* **REQUIRED WORK**
Drop the pictures, then extract the listing word for word.

* **PROVIDED DATA**
__________
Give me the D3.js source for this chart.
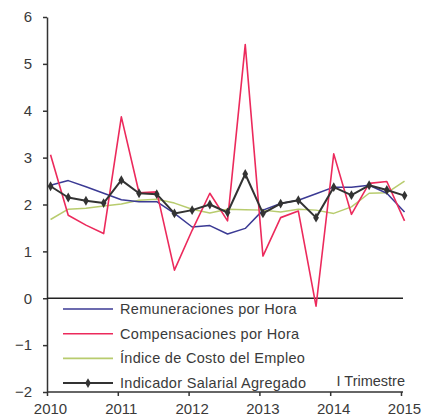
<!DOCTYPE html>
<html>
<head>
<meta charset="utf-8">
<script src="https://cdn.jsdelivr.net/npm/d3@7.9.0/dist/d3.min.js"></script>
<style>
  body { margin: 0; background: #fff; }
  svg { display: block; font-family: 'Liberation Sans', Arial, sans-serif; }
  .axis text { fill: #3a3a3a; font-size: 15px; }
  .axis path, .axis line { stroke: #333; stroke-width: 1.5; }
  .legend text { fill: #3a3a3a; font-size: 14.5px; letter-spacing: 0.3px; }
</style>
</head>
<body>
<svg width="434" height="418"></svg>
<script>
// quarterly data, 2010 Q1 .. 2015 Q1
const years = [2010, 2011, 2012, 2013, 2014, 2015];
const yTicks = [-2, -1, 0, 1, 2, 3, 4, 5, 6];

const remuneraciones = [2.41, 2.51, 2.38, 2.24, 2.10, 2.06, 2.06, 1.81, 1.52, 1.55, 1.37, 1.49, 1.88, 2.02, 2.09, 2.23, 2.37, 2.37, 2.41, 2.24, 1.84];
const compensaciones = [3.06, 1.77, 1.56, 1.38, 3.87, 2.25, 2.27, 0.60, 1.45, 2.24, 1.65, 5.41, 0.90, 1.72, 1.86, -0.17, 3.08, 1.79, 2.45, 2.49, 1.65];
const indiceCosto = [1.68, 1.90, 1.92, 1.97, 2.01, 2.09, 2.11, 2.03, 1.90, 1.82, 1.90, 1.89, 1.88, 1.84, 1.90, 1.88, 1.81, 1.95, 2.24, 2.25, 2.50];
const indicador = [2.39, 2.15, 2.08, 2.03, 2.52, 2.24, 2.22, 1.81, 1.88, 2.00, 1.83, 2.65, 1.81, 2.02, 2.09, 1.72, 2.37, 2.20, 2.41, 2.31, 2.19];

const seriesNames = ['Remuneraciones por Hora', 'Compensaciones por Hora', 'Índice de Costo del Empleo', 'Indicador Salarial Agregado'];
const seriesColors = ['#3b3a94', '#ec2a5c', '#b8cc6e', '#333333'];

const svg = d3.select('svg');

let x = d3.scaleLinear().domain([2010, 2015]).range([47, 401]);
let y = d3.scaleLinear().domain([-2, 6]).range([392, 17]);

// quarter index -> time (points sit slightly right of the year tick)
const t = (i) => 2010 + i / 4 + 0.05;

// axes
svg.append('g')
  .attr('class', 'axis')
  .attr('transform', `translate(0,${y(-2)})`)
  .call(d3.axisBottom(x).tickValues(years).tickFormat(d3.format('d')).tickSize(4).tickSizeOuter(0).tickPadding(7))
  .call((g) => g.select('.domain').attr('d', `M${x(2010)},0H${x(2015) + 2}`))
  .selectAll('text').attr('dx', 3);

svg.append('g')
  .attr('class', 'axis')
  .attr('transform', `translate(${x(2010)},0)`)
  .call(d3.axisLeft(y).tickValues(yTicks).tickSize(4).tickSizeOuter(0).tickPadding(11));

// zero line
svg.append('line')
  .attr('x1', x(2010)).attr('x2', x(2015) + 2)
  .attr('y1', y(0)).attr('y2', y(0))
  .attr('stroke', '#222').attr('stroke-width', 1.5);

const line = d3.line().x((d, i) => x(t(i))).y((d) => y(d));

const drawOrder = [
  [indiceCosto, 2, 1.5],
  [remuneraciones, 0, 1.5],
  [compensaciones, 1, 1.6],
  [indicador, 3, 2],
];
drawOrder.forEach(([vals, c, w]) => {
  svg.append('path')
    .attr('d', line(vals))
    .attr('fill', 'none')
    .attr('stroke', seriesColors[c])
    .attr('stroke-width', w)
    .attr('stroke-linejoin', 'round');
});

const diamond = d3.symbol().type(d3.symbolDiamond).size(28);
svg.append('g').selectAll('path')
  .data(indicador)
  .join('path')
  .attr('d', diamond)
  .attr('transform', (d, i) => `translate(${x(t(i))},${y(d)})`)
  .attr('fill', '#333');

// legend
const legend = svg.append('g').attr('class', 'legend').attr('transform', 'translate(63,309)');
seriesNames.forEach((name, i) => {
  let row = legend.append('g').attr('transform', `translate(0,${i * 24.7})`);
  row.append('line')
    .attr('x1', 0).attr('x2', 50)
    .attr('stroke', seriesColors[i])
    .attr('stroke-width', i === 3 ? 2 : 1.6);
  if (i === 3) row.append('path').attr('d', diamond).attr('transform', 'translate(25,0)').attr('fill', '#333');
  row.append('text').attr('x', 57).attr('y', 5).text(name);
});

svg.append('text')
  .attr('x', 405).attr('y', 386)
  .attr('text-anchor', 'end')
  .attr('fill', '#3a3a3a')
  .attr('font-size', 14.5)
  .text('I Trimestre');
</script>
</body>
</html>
__________
* **TASK RESPONSE**
Give me the D3.js source for this chart.
<!DOCTYPE html>
<html>
<head>
<meta charset="utf-8">
<script src="https://cdn.jsdelivr.net/npm/d3@7.9.0/dist/d3.min.js"></script>
<style>
  body { margin: 0; background: #fff; }
  svg { display: block; font-family: 'Liberation Sans', Arial, sans-serif; }
  .axis text { fill: #3a3a3a; font-size: 15px; }
  .axis path, .axis line { stroke: #333; stroke-width: 1.5; }
  .legend text { fill: #3a3a3a; font-size: 14.5px; letter-spacing: 0.3px; }
</style>
</head>
<body>
<svg width="434" height="418"></svg>
<script>
// quarterly data, 2010 Q1 .. 2015 Q1
const years = [2010, 2011, 2012, 2013, 2014, 2015];
const yTicks = [-2, -1, 0, 1, 2, 3, 4, 5, 6];

const remuneraciones = [2.41, 2.51, 2.38, 2.24, 2.10, 2.06, 2.06, 1.81, 1.52, 1.55, 1.37, 1.49, 1.88, 2.02, 2.09, 2.23, 2.37, 2.37, 2.41, 2.24, 1.84];
const compensaciones = [3.06, 1.77, 1.56, 1.38, 3.87, 2.25, 2.27, 0.60, 1.45, 2.24, 1.65, 5.41, 0.90, 1.72, 1.86, -0.17, 3.08, 1.79, 2.45, 2.49, 1.65];
const indiceCosto = [1.68, 1.90, 1.92, 1.97, 2.01, 2.09, 2.11, 2.03, 1.90, 1.82, 1.90, 1.89, 1.88, 1.84, 1.90, 1.88, 1.81, 1.95, 2.24, 2.25, 2.50];
const indicador = [2.39, 2.15, 2.08, 2.03, 2.52, 2.24, 2.22, 1.81, 1.88, 2.00, 1.83, 2.65, 1.81, 2.02, 2.09, 1.72, 2.37, 2.20, 2.41, 2.31, 2.19];

const seriesNames = ['Remuneraciones por Hora', 'Compensaciones por Hora', 'Índice de Costo del Empleo', 'Indicador Salarial Agregado'];
const seriesColors = ['#3b3a94', '#ec2a5c', '#b8cc6e', '#333333'];

const svg = d3.select('svg');

let x = d3.scaleLinear().domain([2010, 2015]).range([47, 401]);
let y = d3.scaleLinear().domain([-2, 6]).range([392, 17]);

// quarter index -> time (points sit slightly right of the year tick)
const t = (i) => 2010 + i / 4 + 0.05;

// axes
svg.append('g')
  .attr('class', 'axis')
  .attr('transform', `translate(0,${y(-2)})`)
  .call(d3.axisBottom(x).tickValues(years).tickFormat(d3.format('d')).tickSize(4).tickSizeOuter(0).tickPadding(7))
  .call((g) => g.select('.domain').attr('d', `M${x(2010)},0H${x(2015) + 2}`))
  .selectAll('text').attr('dx', 3);

svg.append('g')
  .attr('class', 'axis')
  .attr('transform', `translate(${x(2010)},0)`)
  .call(d3.axisLeft(y).tickValues(yTicks).tickSize(4).tickSizeOuter(0).tickPadding(11));

// zero line
svg.append('line')
  .attr('x1', x(2010)).attr('x2', x(2015) + 2)
  .attr('y1', y(0)).attr('y2', y(0))
  .attr('stroke', '#222').attr('stroke-width', 1.5);

const line = d3.line().x((d, i) => x(t(i))).y((d) => y(d));

const drawOrder = [
  [indiceCosto, 2, 1.5],
  [remuneraciones, 0, 1.5],
  [compensaciones, 1, 1.6],
  [indicador, 3, 2],
];
drawOrder.forEach(([vals, c, w]) => {
  svg.append('path')
    .attr('d', line(vals))
    .attr('fill', 'none')
    .attr('stroke', seriesColors[c])
    .attr('stroke-width', w)
    .attr('stroke-linejoin', 'round');
});

const diamond = d3.symbol().type(d3.symbolDiamond).size(28);
svg.append('g').selectAll('path')
  .data(indicador)
  .join('path')
  .attr('d', diamond)
  .attr('transform', (d, i) => `translate(${x(t(i))},${y(d)})`)
  .attr('fill', '#333');

// legend
const legend = svg.append('g').attr('class', 'legend').attr('transform', 'translate(63,309)');
seriesNames.forEach((name, i) => {
  let row = legend.append('g').attr('transform', `translate(0,${i * 24.7})`);
  row.append('line')
    .attr('x1', 0).attr('x2', 50)
    .attr('stroke', seriesColors[i])
    .attr('stroke-width', i === 3 ? 2 : 1.6);
  if (i === 3) row.append('path').attr('d', diamond).attr('transform', 'translate(25,0)').attr('fill', '#333');
  row.append('text').attr('x', 57).attr('y', 5).text(name);
});

svg.append('text')
  .attr('x', 405).attr('y', 386)
  .attr('text-anchor', 'end')
  .attr('fill', '#3a3a3a')
  .attr('font-size', 14.5)
  .text('I Trimestre');
</script>
</body>
</html>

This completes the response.